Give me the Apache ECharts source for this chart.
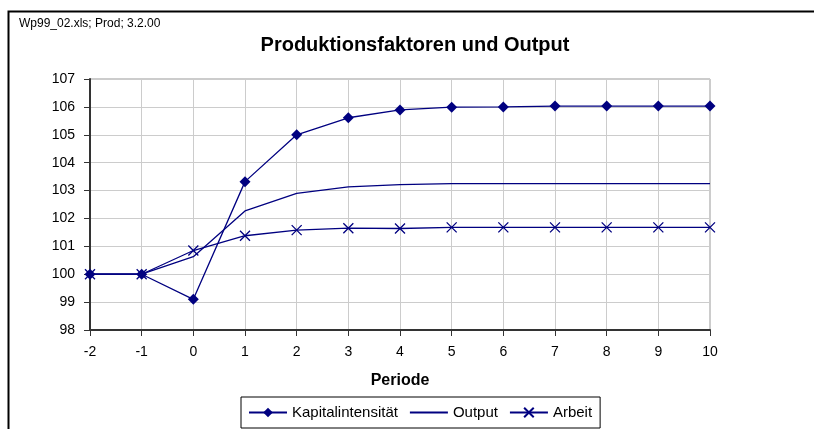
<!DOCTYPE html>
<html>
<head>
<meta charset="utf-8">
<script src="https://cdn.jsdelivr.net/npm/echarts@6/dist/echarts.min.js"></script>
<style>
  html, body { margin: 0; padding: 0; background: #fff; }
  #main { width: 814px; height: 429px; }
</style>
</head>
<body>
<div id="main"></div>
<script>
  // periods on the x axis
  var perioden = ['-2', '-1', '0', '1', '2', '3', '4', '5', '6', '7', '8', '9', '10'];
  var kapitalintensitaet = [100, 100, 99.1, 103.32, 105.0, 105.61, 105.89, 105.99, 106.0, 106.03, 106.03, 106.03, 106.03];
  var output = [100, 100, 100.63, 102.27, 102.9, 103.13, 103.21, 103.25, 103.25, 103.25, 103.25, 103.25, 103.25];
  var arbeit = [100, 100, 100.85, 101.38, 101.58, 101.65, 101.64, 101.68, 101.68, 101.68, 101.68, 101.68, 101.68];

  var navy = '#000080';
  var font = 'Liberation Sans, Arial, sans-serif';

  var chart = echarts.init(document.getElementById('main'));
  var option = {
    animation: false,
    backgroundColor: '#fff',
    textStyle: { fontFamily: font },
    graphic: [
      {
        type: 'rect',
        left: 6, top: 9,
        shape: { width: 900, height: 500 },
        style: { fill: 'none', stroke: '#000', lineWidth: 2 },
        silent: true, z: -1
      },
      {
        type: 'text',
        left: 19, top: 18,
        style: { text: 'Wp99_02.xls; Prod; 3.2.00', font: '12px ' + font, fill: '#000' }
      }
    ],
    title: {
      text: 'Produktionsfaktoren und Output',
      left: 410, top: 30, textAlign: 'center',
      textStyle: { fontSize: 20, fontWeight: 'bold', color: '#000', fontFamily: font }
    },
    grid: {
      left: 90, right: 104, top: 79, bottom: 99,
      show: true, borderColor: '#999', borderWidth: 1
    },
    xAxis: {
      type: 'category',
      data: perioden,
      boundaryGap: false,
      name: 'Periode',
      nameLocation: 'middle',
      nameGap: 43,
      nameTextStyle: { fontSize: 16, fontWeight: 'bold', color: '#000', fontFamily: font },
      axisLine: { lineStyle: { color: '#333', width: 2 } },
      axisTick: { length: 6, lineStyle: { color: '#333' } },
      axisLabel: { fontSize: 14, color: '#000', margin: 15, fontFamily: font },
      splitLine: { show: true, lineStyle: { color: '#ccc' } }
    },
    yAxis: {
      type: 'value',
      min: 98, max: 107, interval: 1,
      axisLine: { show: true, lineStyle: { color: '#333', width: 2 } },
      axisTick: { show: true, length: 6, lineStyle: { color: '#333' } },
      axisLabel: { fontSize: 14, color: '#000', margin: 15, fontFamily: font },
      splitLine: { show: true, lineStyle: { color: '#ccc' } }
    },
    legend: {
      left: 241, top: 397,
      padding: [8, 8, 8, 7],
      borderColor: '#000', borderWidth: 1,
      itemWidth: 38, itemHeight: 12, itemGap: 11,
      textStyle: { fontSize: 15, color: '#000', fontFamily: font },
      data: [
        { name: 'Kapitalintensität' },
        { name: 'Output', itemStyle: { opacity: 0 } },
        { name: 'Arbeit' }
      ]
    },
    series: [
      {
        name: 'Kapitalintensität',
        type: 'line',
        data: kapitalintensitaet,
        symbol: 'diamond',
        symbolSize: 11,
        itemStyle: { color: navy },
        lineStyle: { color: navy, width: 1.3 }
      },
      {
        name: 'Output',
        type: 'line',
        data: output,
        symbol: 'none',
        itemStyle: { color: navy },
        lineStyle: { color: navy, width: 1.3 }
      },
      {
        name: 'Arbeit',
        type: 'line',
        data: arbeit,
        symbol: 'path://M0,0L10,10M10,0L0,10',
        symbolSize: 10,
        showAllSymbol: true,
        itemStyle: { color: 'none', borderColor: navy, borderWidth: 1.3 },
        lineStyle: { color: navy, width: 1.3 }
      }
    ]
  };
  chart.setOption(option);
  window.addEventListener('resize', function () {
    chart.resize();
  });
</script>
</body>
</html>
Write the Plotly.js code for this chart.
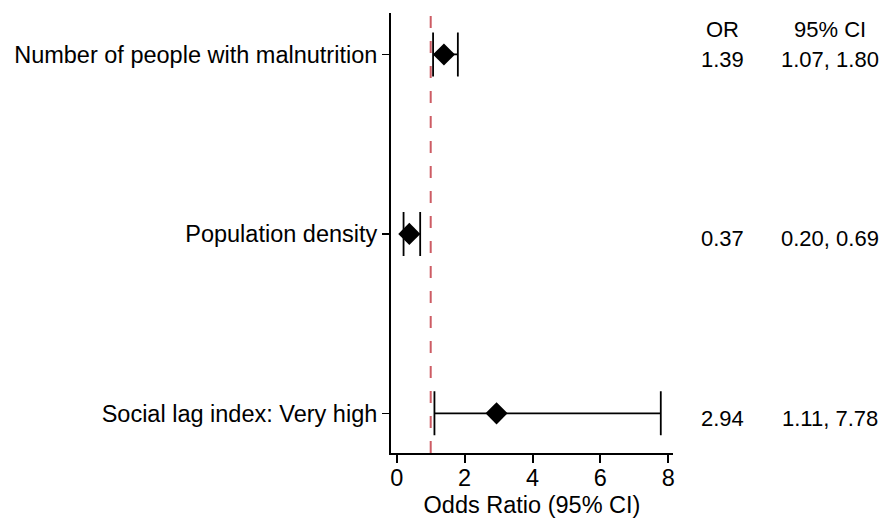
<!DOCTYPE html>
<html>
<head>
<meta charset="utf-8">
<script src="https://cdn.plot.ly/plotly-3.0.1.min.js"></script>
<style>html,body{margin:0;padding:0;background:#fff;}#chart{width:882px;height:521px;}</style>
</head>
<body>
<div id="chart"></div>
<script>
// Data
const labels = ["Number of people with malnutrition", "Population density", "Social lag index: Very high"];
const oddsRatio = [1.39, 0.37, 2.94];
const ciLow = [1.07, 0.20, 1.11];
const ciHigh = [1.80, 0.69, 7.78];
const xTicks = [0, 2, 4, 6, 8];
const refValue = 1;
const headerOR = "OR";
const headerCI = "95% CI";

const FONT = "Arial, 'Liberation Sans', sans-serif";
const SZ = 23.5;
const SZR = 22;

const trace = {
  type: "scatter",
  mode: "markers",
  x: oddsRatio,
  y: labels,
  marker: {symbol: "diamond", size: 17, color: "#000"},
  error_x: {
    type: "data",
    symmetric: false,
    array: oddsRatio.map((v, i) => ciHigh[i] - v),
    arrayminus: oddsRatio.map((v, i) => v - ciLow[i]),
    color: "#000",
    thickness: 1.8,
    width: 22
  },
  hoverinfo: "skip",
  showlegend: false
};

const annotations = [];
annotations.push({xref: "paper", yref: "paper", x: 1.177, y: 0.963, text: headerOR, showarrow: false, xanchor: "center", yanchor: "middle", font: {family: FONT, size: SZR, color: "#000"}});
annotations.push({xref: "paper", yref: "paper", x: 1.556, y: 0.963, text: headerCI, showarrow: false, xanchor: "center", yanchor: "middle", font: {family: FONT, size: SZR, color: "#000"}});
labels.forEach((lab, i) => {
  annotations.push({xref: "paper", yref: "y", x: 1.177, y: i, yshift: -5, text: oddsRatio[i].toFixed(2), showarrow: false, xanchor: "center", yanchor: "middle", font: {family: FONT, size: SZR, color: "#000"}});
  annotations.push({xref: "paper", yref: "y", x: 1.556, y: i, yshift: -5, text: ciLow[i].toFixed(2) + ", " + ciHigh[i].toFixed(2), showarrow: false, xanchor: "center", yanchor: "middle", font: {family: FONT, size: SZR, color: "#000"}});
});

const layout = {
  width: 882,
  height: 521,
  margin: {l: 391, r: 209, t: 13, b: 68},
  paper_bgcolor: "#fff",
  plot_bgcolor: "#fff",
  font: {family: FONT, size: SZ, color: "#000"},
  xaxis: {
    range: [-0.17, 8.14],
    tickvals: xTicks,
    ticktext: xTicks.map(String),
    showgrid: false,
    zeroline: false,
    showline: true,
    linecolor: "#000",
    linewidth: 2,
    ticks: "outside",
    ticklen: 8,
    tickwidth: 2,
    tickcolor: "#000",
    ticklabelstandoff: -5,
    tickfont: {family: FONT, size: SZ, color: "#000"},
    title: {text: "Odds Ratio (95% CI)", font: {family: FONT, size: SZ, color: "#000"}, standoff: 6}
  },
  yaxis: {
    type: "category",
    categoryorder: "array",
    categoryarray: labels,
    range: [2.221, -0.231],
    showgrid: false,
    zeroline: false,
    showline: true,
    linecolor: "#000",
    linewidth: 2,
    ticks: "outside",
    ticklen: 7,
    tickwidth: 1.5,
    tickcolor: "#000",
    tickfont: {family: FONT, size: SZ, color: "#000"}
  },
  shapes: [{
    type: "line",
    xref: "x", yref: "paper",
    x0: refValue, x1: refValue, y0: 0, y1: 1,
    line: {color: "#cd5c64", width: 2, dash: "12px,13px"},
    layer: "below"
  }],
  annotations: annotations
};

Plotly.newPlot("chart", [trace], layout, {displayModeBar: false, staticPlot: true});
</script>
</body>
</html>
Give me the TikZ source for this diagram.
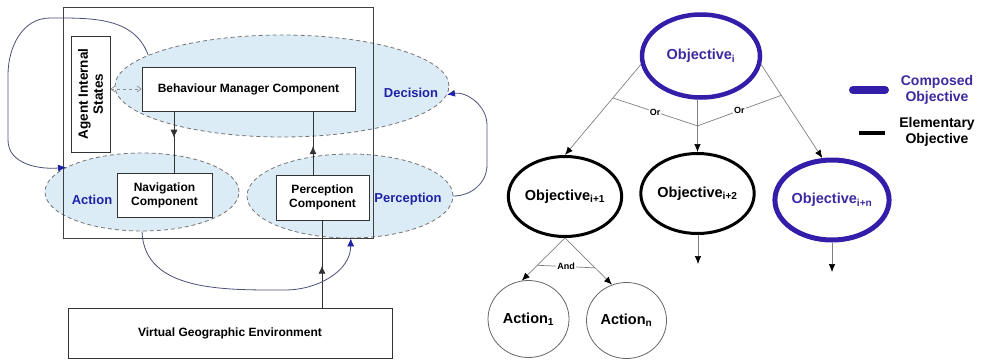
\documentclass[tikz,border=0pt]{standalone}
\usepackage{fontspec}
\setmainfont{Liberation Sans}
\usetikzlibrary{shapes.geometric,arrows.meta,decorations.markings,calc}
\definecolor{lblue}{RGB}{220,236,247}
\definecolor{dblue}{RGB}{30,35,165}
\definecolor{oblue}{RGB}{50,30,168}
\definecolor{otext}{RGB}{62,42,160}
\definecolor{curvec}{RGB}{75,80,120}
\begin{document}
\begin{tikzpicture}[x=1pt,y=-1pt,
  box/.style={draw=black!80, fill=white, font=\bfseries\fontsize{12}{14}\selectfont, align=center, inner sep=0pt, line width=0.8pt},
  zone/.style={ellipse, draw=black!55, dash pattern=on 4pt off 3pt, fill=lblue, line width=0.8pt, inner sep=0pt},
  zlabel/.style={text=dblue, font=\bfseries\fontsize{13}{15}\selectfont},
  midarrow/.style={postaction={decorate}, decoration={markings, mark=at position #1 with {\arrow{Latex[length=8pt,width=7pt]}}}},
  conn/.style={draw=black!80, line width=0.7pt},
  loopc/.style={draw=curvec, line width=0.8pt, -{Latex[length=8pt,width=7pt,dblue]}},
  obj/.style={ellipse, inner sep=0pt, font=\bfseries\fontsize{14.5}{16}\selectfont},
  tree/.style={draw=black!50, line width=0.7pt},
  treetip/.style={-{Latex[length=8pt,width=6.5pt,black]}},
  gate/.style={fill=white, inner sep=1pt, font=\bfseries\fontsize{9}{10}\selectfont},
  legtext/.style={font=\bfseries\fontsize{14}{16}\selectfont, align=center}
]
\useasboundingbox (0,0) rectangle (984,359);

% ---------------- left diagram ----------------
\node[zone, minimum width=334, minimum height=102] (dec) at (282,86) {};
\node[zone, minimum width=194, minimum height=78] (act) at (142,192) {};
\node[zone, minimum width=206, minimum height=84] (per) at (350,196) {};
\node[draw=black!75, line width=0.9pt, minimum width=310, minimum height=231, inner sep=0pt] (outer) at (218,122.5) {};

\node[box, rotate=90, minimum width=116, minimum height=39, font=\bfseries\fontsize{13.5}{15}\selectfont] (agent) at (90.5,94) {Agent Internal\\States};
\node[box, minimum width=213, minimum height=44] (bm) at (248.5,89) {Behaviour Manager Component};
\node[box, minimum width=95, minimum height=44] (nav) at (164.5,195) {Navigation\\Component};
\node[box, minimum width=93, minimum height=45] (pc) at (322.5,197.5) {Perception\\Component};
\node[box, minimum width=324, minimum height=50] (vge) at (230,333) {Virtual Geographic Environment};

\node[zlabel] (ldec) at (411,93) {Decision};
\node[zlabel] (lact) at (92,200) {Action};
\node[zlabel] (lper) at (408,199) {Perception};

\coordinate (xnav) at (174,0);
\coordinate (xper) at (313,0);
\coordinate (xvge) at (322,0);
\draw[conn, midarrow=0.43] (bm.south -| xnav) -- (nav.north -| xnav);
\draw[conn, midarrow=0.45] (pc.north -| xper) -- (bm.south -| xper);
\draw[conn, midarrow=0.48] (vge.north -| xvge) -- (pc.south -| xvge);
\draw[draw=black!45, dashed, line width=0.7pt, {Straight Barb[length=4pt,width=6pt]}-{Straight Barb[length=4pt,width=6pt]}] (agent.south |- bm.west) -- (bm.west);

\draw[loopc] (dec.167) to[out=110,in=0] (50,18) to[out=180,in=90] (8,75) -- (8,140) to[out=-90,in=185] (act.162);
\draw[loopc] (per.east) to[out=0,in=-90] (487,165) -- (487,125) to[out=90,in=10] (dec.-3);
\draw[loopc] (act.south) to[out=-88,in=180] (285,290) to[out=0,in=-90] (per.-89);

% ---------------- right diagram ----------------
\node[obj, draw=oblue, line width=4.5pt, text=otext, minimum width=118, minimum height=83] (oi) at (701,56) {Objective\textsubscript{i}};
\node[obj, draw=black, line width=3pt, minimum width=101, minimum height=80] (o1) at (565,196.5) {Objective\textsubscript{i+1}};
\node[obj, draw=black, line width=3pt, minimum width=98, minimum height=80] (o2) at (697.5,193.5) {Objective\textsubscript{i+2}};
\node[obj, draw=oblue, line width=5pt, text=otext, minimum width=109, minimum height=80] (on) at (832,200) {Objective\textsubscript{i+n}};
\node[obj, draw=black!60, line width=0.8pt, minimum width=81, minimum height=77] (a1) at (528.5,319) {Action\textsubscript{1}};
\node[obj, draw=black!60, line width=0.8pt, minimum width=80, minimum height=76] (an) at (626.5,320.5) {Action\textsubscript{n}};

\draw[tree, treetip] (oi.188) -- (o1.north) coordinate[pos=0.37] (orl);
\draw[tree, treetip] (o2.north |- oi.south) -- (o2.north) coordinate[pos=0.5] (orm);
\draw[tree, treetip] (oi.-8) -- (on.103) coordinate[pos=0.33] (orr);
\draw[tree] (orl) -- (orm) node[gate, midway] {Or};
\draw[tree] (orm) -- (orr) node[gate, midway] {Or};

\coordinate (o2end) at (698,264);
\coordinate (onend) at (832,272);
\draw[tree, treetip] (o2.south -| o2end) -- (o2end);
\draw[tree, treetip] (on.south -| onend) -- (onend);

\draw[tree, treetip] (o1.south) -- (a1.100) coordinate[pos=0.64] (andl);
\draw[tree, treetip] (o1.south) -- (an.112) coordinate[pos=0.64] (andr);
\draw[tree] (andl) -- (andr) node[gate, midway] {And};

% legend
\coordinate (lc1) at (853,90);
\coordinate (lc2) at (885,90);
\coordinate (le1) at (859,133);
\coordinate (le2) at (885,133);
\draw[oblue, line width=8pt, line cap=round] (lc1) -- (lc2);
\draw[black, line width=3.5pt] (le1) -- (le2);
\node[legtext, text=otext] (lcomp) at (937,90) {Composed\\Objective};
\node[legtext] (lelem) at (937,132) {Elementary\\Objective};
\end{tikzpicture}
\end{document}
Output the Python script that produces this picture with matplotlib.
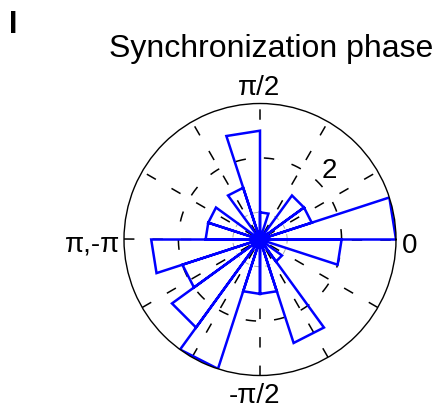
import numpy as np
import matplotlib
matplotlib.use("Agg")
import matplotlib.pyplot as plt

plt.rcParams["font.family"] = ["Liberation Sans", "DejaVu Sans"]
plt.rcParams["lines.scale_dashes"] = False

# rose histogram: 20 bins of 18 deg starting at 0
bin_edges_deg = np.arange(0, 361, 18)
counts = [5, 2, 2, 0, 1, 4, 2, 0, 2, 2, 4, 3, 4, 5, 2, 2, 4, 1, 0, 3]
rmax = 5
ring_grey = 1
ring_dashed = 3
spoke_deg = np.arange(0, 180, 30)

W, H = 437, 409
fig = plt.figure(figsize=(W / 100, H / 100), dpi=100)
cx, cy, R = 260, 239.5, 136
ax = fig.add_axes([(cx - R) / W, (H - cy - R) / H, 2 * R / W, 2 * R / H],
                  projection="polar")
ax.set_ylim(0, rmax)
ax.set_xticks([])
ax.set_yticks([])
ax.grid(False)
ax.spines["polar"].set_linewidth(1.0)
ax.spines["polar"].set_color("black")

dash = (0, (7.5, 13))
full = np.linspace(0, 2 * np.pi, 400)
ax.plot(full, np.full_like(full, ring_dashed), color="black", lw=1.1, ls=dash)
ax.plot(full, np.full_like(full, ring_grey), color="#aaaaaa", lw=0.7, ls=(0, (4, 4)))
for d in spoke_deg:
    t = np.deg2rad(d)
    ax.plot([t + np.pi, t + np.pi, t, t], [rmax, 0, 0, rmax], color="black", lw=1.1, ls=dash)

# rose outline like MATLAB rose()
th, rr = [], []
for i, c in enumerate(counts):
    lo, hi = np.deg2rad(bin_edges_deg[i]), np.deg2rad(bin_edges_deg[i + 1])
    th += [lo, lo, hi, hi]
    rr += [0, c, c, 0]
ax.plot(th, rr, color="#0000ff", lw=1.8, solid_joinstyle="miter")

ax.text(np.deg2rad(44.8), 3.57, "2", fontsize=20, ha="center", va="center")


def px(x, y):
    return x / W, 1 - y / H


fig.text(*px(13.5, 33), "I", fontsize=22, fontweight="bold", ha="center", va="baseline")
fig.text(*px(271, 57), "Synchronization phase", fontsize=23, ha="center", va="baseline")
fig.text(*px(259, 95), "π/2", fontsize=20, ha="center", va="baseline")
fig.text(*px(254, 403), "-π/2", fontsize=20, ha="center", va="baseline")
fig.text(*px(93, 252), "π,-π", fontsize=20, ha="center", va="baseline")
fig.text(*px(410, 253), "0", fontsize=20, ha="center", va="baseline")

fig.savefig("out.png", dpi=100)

*Exercise*. Extract, without any images, the part of the material above that opens with the line containing "Give me the TikZ source for this diagram." and closes with the line containing "(0,0) rectangle (984,359);", both lines included.

*Expected output*.
Give me the TikZ source for this diagram.
\documentclass[tikz,border=0pt]{standalone}
\usepackage{fontspec}
\setmainfont{Liberation Sans}
\usetikzlibrary{shapes.geometric,arrows.meta,decorations.markings,calc}
\definecolor{lblue}{RGB}{220,236,247}
\definecolor{dblue}{RGB}{30,35,165}
\definecolor{oblue}{RGB}{50,30,168}
\definecolor{otext}{RGB}{62,42,160}
\definecolor{curvec}{RGB}{75,80,120}
\begin{document}
\begin{tikzpicture}[x=1pt,y=-1pt,
  box/.style={draw=black!80, fill=white, font=\bfseries\fontsize{12}{14}\selectfont, align=center, inner sep=0pt, line width=0.8pt},
  zone/.style={ellipse, draw=black!55, dash pattern=on 4pt off 3pt, fill=lblue, line width=0.8pt, inner sep=0pt},
  zlabel/.style={text=dblue, font=\bfseries\fontsize{13}{15}\selectfont},
  midarrow/.style={postaction={decorate}, decoration={markings, mark=at position #1 with {\arrow{Latex[length=8pt,width=7pt]}}}},
  conn/.style={draw=black!80, line width=0.7pt},
  loopc/.style={draw=curvec, line width=0.8pt, -{Latex[length=8pt,width=7pt,dblue]}},
  obj/.style={ellipse, inner sep=0pt, font=\bfseries\fontsize{14.5}{16}\selectfont},
  tree/.style={draw=black!50, line width=0.7pt},
  treetip/.style={-{Latex[length=8pt,width=6.5pt,black]}},
  gate/.style={fill=white, inner sep=1pt, font=\bfseries\fontsize{9}{10}\selectfont},
  legtext/.style={font=\bfseries\fontsize{14}{16}\selectfont, align=center}
]
\useasboundingbox (0,0) rectangle (984,359);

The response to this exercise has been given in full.